>> Start RAW RECORDS
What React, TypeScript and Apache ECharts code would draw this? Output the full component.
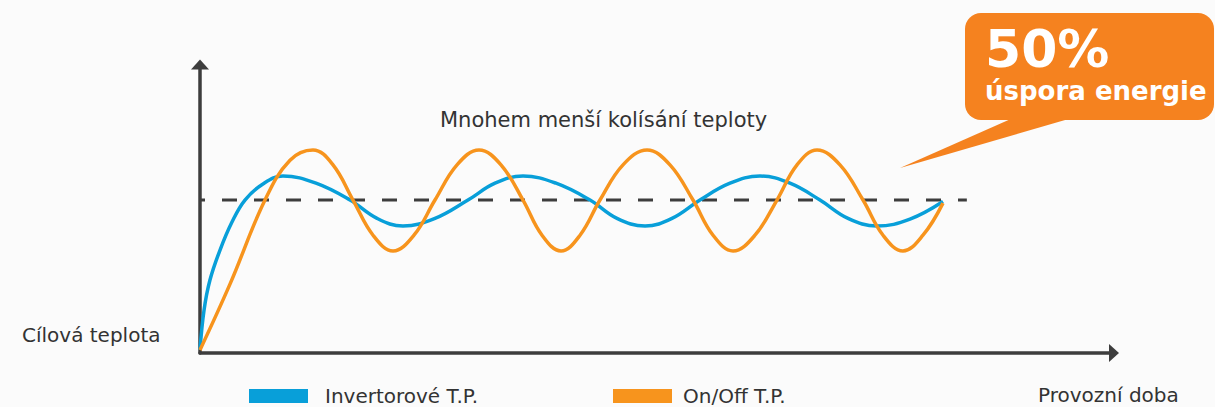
import React, { useEffect, useRef } from "react";
import * as echarts from "echarts";

// Time (arbitrary units, 0..100) and temperature (target = 100)
const inverterTime = [0, 0.44, 1.09, 2.19, 3.5, 4.92, 6.89, 9.08, 12.69, 16.41, 19.37, 22.21, 25.71, 29.32, 32.28, 35.34, 38.95, 42.67, 45.62, 48.69, 51.64, 54.7, 57.99, 61.27, 64.55, 67.83, 70.9, 74.07, 77.68, 81.29];
const inverterTemp = [2, 28, 47.7, 67.3, 85.6, 100, 110.5, 115.7, 111, 100, 88, 83, 88, 100, 111, 115.7, 111, 100, 88, 83, 88, 100, 111, 115.7, 111, 100, 88, 83, 87.5, 99];

const onOffTime = [0, 3.28, 7.11, 9.85, 12.36, 14.55, 16.74, 18.93, 21.12, 23.41, 25.71, 28.12, 30.53, 32.93, 35.34, 37.42, 39.5, 41.58, 43.76, 46.28, 48.91, 51.42, 53.94, 56.13, 58.32, 60.72, 63.13, 65.32, 67.51, 70.02, 72.54, 74.73, 76.91, 79.1, 81.29];
const onOffTemp = [2, 45, 100, 126, 132.7, 123, 100, 77, 66.7, 77, 100, 123, 132.7, 123, 100, 77, 66.7, 77, 100, 123, 132.7, 123, 100, 77, 66.7, 77, 100, 123, 132.7, 123, 100, 77, 66.7, 77, 98];

const targetTime = [0, 83.9];
const targetTemp = 100;

const seriesNames = ["Invertorové T.P.", "On/Off T.P."];
const labelTitle = "Mnohem menší kolísání teploty";
const labelTarget = "Cílová teplota";
const labelTime = "Provozní doba";
const calloutValue = "50%";
const calloutText = "úspora energie";

const BLUE = "#089fd9";
const ORANGE = "#f7941d";
const CALLOUT = "#f5821f";
const AXIS = "#3d3d3d";
const TEXT = "#333333";
const FONT = "'DejaVu Sans', 'Open Sans', sans-serif";

function label(text: string, x: number, y: number, size: number) {
  return {
    type: "text",
    x,
    y,
    style: {
      text,
      font: `${size}px ${FONT}`,
      fill: TEXT,
      align: "left",
      textAlign: "left",
      verticalAlign: "middle",
      textVerticalAlign: "middle",
    },
  };
}

export default function App() {
  const ref = useRef<HTMLDivElement>(null);
  useEffect(() => {
    document.body.style.margin = "0";
    const chart = echarts.init(ref.current!, undefined, { renderer: "svg" });
    const axisLine = {
      show: true,
      symbol: ["none", "triangle"],
      symbolSize: [18, 10],
      lineStyle: { color: AXIS, width: 3.5 },
    };
    const legendBase = {
      top: 381,
      icon: "rect",
      itemWidth: 59,
      itemHeight: 14,
    };
    chart.setOption({
      animation: false,
      backgroundColor: "#fbfbfb",
      grid: { left: 200, right: 101, top: 64.5, bottom: 54 },
      xAxis: {
        type: "value",
        min: 0,
        max: 100,
        axisLine,
        axisTick: { show: false },
        axisLabel: { show: false },
        splitLine: { show: false },
      },
      yAxis: {
        type: "value",
        min: 0,
        max: 188.6,
        axisLine,
        axisTick: { show: false },
        axisLabel: { show: false },
        splitLine: { show: false },
      },
      legend: [
        {
          ...legendBase,
          data: [seriesNames[0]],
          left: 244,
          textStyle: { fontFamily: FONT, fontSize: 20, color: TEXT, padding: [0, 0, 0, 12] },
        },
        {
          ...legendBase,
          data: [seriesNames[1]],
          left: 608,
          textStyle: { fontFamily: FONT, fontSize: 20, color: TEXT, padding: [0, 0, 0, 6] },
        },
      ],
      series: [
        {
          name: "target",
          type: "line",
          data: targetTime.map((t) => [t, targetTemp]),
          symbol: "none",
          lineStyle: { color: AXIS, width: 3, type: [15, 17], dashOffset: 10 },
          z: 1,
        },
        {
          name: seriesNames[0],
          type: "line",
          data: inverterTime.map((t, i) => [t, inverterTemp[i]]),
          smooth: 0.4,
          symbol: "none",
          itemStyle: { color: BLUE },
          lineStyle: { color: BLUE, width: 3.5 },
          z: 2,
        },
        {
          name: seriesNames[1],
          type: "line",
          data: onOffTime.map((t, i) => [t, onOffTemp[i]]),
          smooth: 0.4,
          symbol: "none",
          itemStyle: { color: ORANGE },
          lineStyle: { color: ORANGE, width: 3.5 },
          z: 3,
        },
      ],
      graphic: [
        label(labelTitle, 440, 120, 21),
        label(labelTarget, 22, 335, 20),
        label(labelTime, 1038, 395, 20),
        {
          type: "polygon",
          shape: { points: [[1013, 118], [1072, 118], [900, 168]] },
          style: { fill: CALLOUT },
        },
        {
          type: "rect",
          shape: { x: 965, y: 13, width: 249, height: 107, r: 16 },
          style: { fill: CALLOUT },
        },
        {
          type: "text",
          x: 985,
          y: 21,
          style: {
            text: `{a|${calloutValue}}\n{b|${calloutText}}`,
            fill: "#ffffff",
            align: "left",
            textAlign: "left",
            verticalAlign: "top",
            textVerticalAlign: "top",
            rich: {
              a: { fontFamily: FONT, fontWeight: "bold", fontSize: 52, lineHeight: 56, fill: "#ffffff", color: "#ffffff" },
              b: { fontFamily: FONT, fontWeight: "bold", fontSize: 26, lineHeight: 27, fill: "#ffffff", color: "#ffffff" },
            },
          },
        },
      ],
    });
    return () => chart.dispose();
  }, []);
  return <div ref={ref} style={{ width: 1215, height: 407 }} />;
}
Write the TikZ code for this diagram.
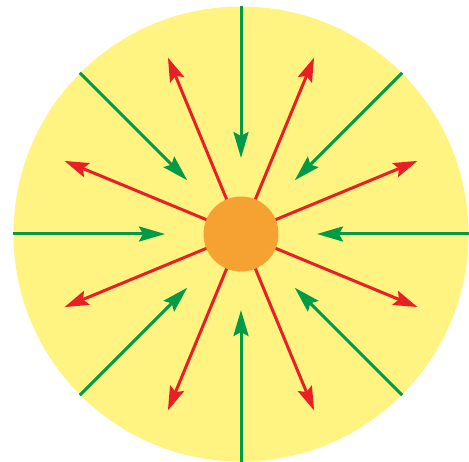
\documentclass[tikz,border=0pt]{standalone}
\usetikzlibrary{arrows.meta,calc}
\definecolor{bgyellow}{RGB}{255,243,130}
\definecolor{sunorange}{RGB}{245,162,50}
\definecolor{ingreen}{RGB}{0,154,72}
\definecolor{outred}{RGB}{232,32,38}
\tikzset{
  inarrow/.style={draw=ingreen, line width=3pt, -{Stealth[length=26pt,width=15pt,inset=4pt]}},
  outarrow/.style={draw=outred, line width=3pt, -{Stealth[length=24pt,width=15pt,inset=4pt]}},
}
\begin{document}
\begin{tikzpicture}[x=1pt,y=1pt]
\useasboundingbox (0,0) rectangle (469,461);
\begin{scope}
\clip (0,0) rectangle (469,461);
\fill[bgyellow] (241,227) circle (227.5);
\coordinate (c) at (241,227);
\foreach \i in {0,...,7} {
  \coordinate (gs\i) at ($(c)+(\i*45:228)$);
  \coordinate (ge\i) at ($(c)+(\i*45:76)$);
  \draw[inarrow] (gs\i) -- (ge\i);
  \coordinate (rs\i) at ($(c)+(\i*45+22.5:30)$);
  \coordinate (re\i) at ($(c)+(\i*45+22.5:191)$);
  \draw[outarrow] (rs\i) -- (re\i);
}
\node[circle, fill=sunorange, minimum size=75pt, inner sep=0pt] (sun) at (c) {};
\end{scope}
\end{tikzpicture}
\end{document}
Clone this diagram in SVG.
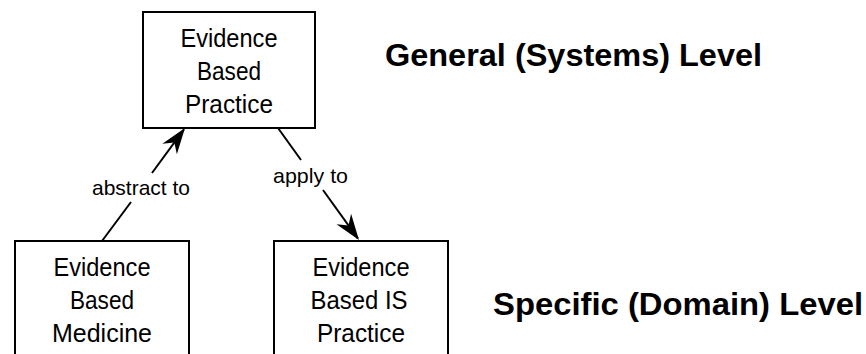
<svg xmlns="http://www.w3.org/2000/svg" width="866" height="354" viewBox="0 0 866 354">
<style>
.box{fill:#fff;stroke:#000;stroke-width:2}
.t{font-family:"Liberation Sans",Arial,sans-serif;font-size:26px;text-anchor:middle;fill:#000}
.lbl{font-family:"Liberation Sans",Arial,sans-serif;font-size:21px;fill:#000}
.h{font-family:"Liberation Sans",Arial,sans-serif;font-size:32px;font-weight:bold;fill:#000}
.c{stroke:#000;stroke-width:2;fill:none}
</style>
<defs>
<marker id="ah" markerUnits="userSpaceOnUse" markerWidth="30" markerHeight="20" viewBox="-28 -10 30 20" refX="-2" refY="0" orient="auto" overflow="visible">
<path d="M0,0 L-26,-9 L-18,0 L-26,9 Z" fill="#000"/>
</marker>
</defs>
<rect width="866" height="354" fill="#fff"/>
<g id="ebp">
<rect class="box" x="143" y="12" width="172" height="116"/>
<text class="t" x="229" y="47" textLength="97" lengthAdjust="spacingAndGlyphs">Evidence</text>
<text class="t" x="229" y="80" textLength="64" lengthAdjust="spacingAndGlyphs">Based</text>
<text class="t" x="229" y="113" textLength="88" lengthAdjust="spacingAndGlyphs">Practice</text>
</g>
<g id="ebm">
<rect class="box" x="15" y="241" width="174" height="116"/>
<text class="t" x="102" y="276" textLength="97" lengthAdjust="spacingAndGlyphs">Evidence</text>
<text class="t" x="102" y="309" textLength="64" lengthAdjust="spacingAndGlyphs">Based</text>
<text class="t" x="102" y="342" textLength="100" lengthAdjust="spacingAndGlyphs">Medicine</text>
</g>
<g id="ebisp">
<rect class="box" x="274" y="241" width="174" height="116"/>
<text class="t" x="361" y="276" textLength="97" lengthAdjust="spacingAndGlyphs">Evidence</text>
<text class="t" x="359" y="309" textLength="97" lengthAdjust="spacingAndGlyphs">Based IS</text>
<text class="t" x="361" y="342" textLength="88" lengthAdjust="spacingAndGlyphs">Practice</text>
</g>
<g id="general-level">
<text class="h" x="385" y="66" textLength="377" lengthAdjust="spacingAndGlyphs">General (Systems) Level</text>
</g>
<g id="specific-level">
<text class="h" x="493" y="315" textLength="370" lengthAdjust="spacingAndGlyphs">Specific (Domain) Level</text>
</g>
<g id="connectors">
<line class="c" x1="102" y1="241" x2="131" y2="202"/>
<line class="c" x1="152" y1="173" x2="183.8" y2="129.6" marker-end="url(#ah)"/>
<text class="lbl" x="92" y="195" textLength="98" lengthAdjust="spacingAndGlyphs">abstract to</text>
<line class="c" x1="278" y1="128" x2="301" y2="160"/>
<line class="c" x1="323" y1="190" x2="357.8" y2="238.4" marker-end="url(#ah)"/>
<text class="lbl" x="273" y="183" textLength="75" lengthAdjust="spacingAndGlyphs">apply to</text>
</g>
</svg>
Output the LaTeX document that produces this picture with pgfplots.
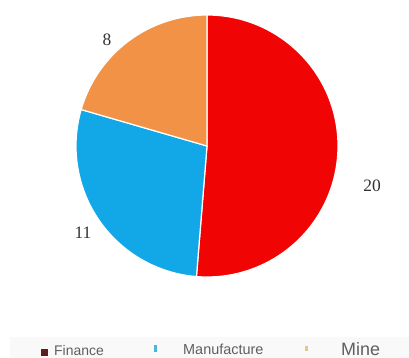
\documentclass[border=0pt]{standalone}
\usepackage{pgfplots}
\pgfplotsset{compat=1.18}
\usepackage{fontspec}
\setmainfont{Liberation Serif}
\newfontfamily\legfont{Liberation Sans}
\definecolor{cFin}{RGB}{240,4,4}
\definecolor{cMan}{RGB}{18,168,232}
\definecolor{cMin}{RGB}{242,146,70}
\definecolor{mFin}{RGB}{92,30,30}
\definecolor{mMan}{RGB}{70,184,216}
\definecolor{mMin}{RGB}{232,198,138}
\definecolor{legtxt}{RGB}{95,95,95}
\definecolor{legbg}{RGB}{249,249,249}
% values
\def\vFin{20}
\def\vMan{11}
\def\vMin{8}
\pgfmathsetmacro\tot{\vFin+\vMan+\vMin}
\pgfmathsetmacro\aA{90}
\pgfmathsetmacro\aB{90-360*\vFin/\tot}
\pgfmathsetmacro\aC{\aB-360*\vMan/\tot}
\pgfmathsetmacro\aD{\aC-360*\vMin/\tot}
\begin{document}
\begin{tikzpicture}
\begin{axis}[
  x=1bp, y=1bp, xmin=0, xmax=409, ymin=0, ymax=358,
  scale only axis, hide axis, clip=false,
]
\path (axis cs:0,0) rectangle (axis cs:409,358);
% pie
\fill[cFin, draw=white, line width=1.2bp] (axis cs:207,212) -- ++(\aA:131bp) arc[start angle=\aA, end angle=\aB, radius=131bp] -- cycle;
\fill[cMan, draw=white, line width=1.2bp] (axis cs:207,212) -- ++(\aB:131bp) arc[start angle=\aB, end angle=\aC, radius=131bp] -- cycle;
\fill[cMin, draw=white, line width=1.2bp] (axis cs:207,212) -- ++(\aC:131bp) arc[start angle=\aC, end angle=\aD, radius=131bp] -- cycle;
% value labels
\node[font=\fontsize{17.5}{20}\selectfont, text=black!80] at (axis cs:372,172) {\vFin};
\node[font=\fontsize{17.5}{20}\selectfont, text=black!80] at (axis cs:83,125) {\vMan};
\node[font=\fontsize{17.5}{20}\selectfont, text=black!80] at (axis cs:107,318) {\vMin};
% legend
\fill[legbg] (axis cs:10,0) rectangle (axis cs:409,21);
\fill[mFin] (axis cs:41,2) rectangle (axis cs:48,9);
\node[anchor=west, inner sep=0pt, font=\legfont\fontsize{14}{16}\selectfont, text=legtxt] at (axis cs:54,7) {Finance};
\fill[mMan] (axis cs:154,6) rectangle (axis cs:157,13);
\node[anchor=west, inner sep=0pt, font=\legfont\fontsize{14.5}{17}\selectfont, text=legtxt] at (axis cs:183,9) {Manufacture};
\fill[mMin] (axis cs:305,7) rectangle (axis cs:308,12);
\node[anchor=west, inner sep=0pt, font=\legfont\fontsize{18}{20}\selectfont, text=legtxt] at (axis cs:341,9) {Mine};
\end{axis}
\end{tikzpicture}
\end{document}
>> End RAW RECORDS
*WHAT THE TASK ASKS*: Repeat, word for word and with no pictures, only the lines running from the beginning of the data to the line that contains "import * as".

*SOLUTION FOR THIS TASK*:
What React, TypeScript and Apache ECharts code would draw this? Output the full component.
import React, { useEffect, useRef } from "react";
import * as echarts from "echarts";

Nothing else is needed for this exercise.